The Trump EPA has certainly gone out of its way to protect Scott Pruitt.
The EPA official said total security costs approached $3 million when pay is added to travel expenses.
EPA spokesman Jahan Wilcox said late Friday that Pruitt has faced an “unprecedented” amount of death threats against him and his family.
That’s quite an expenditure. And “unprecedented” death threats would seem to demand unprecedented documentation. After all, serious threats demand a follow up. So … just how many investigations has the EPA opened into threats against Scott Pruitt?
Three. The answer would be three. And the nature of those “threats” is simply unbelievable.
Buzzfeed has been successful in prying another 57 pages of documents away from the EPA using a FOIA request. These documents represent the actual threats against Pruitt, the ones used to justify his $2 million a year personal security force, his security system inside a security system, his bulletproof everything, and his need to charter military jets and grab a spot in the first class cabin so he never has to sit next to the public.
One of the threats, made in March, consisted of someone drawing a mustache on Pruitt’s face on the cover of Newsweek and taping the magazine inside of an elevator at an EPA building. The case was closed due to a lack of an “overt threat” against Pruitt. …
Another incident characterized as a threat was made on November 8, 2017, by an 85-year-old who sent a letter to the agency on the back of Department of Veterans Affairs letterhead that was riddled with expletives.
If those sound like trivial events, they would be—except that that’s two-thirds of the threats against Pruitt. A third “threat” may have been more serious, but it was also followed up and closed for lack of evidence. These are the events that were used to justify what’s really, really “unprecendented”—Scott Pruitt’s lavish spending and hiding of his actions.
That’s every single threat against Pruitt that has warranted investigation. When someone is adding up the cost of his security again, please calculate in the unbelievable idea that the EPA spent money trying to track down someone who drew a mustache on Scott Pruitt’s picture.
That the investigation into the mustache incident was closed isn’t surprising. That there was an investigation to begin with really, really should be surprising. But it fits all too well with the level of privilege and paranoia demonstrated by Pruitt, and it fits into the narrative that had previously suggested as “threats” such items as people protesting Pruitt’s policies and a postcard saying “Climate change is real.”
Democratic Senators Tom Carper (RI) and Sheldon Whitehouse (DE), had previously made public their surprise at how little was behind Pruitt’s spending spree.
“It is hard to reconcile the public statements of EPA, and the President, with these internal and external assessments. It may be that the materials we have been provided are incomplete and that EPA has additional information that justifies its public position. However, another view is that certain factions within EPA have justified the exorbitant taxpayer spending incurred by the Administrator’s 1st-class travel and large entourage of security personnel through unsubstantiated claims about threats to his security, either at the direction of the Administrator himself or others in the agency. Either way. the EPW Committee has a responsibility to look into these matters.”

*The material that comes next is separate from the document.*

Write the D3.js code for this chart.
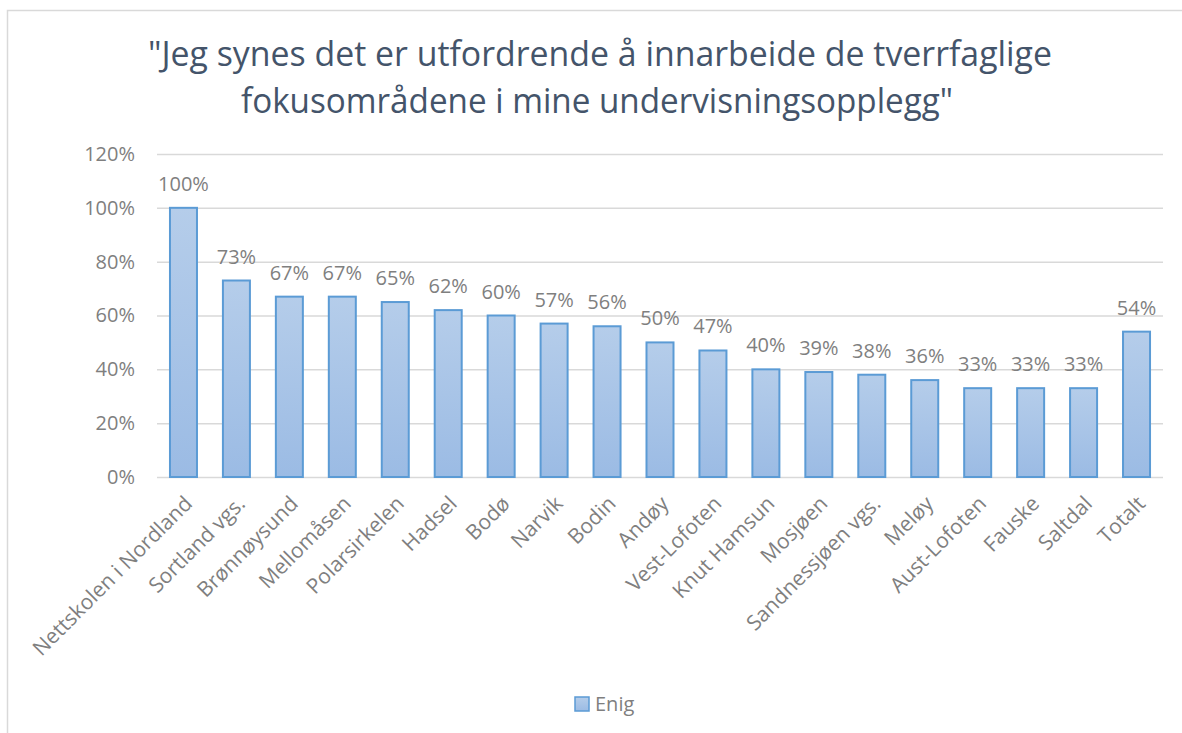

It was the second one, senators. Exorbitant spending. Unsubstantiated claims.
This is it. This is it. That’s the “unprecedented level” of threat that Pruitt is facing. The terrible danger that he’s in. There were only three threats that warranted investigation, and those investigations were closed more than a year ago. And still Scott Pruitt went on grabbing up military planes just to get him to New York faster so he could then take a first class trip to Rome—at the request of a lobbyist.
Pruitt’s spending and behavior has been challenged inside the agency. And he’s taken revenge on those who spoke up. That includes replacing the previous head of security when that person refused to illegally use sirens and lights to help Pruitt get across town faster.
Special Agent Eric Weese, a 16-year veteran of the EPA, was replaced by Pasquale “Nino” Perotta. Perrotta now leads Pruitt’s unprecedented 24-hour Protective Service Detail, which determined that Pruitt needed to fly in first class because of “specific, ongoing threats associated with the Administrator’s air travel.”
And now even Perotta is gone—the latest fall guy in Pruitt’s efforts to blame everything he’s spent, said, and done on someone else.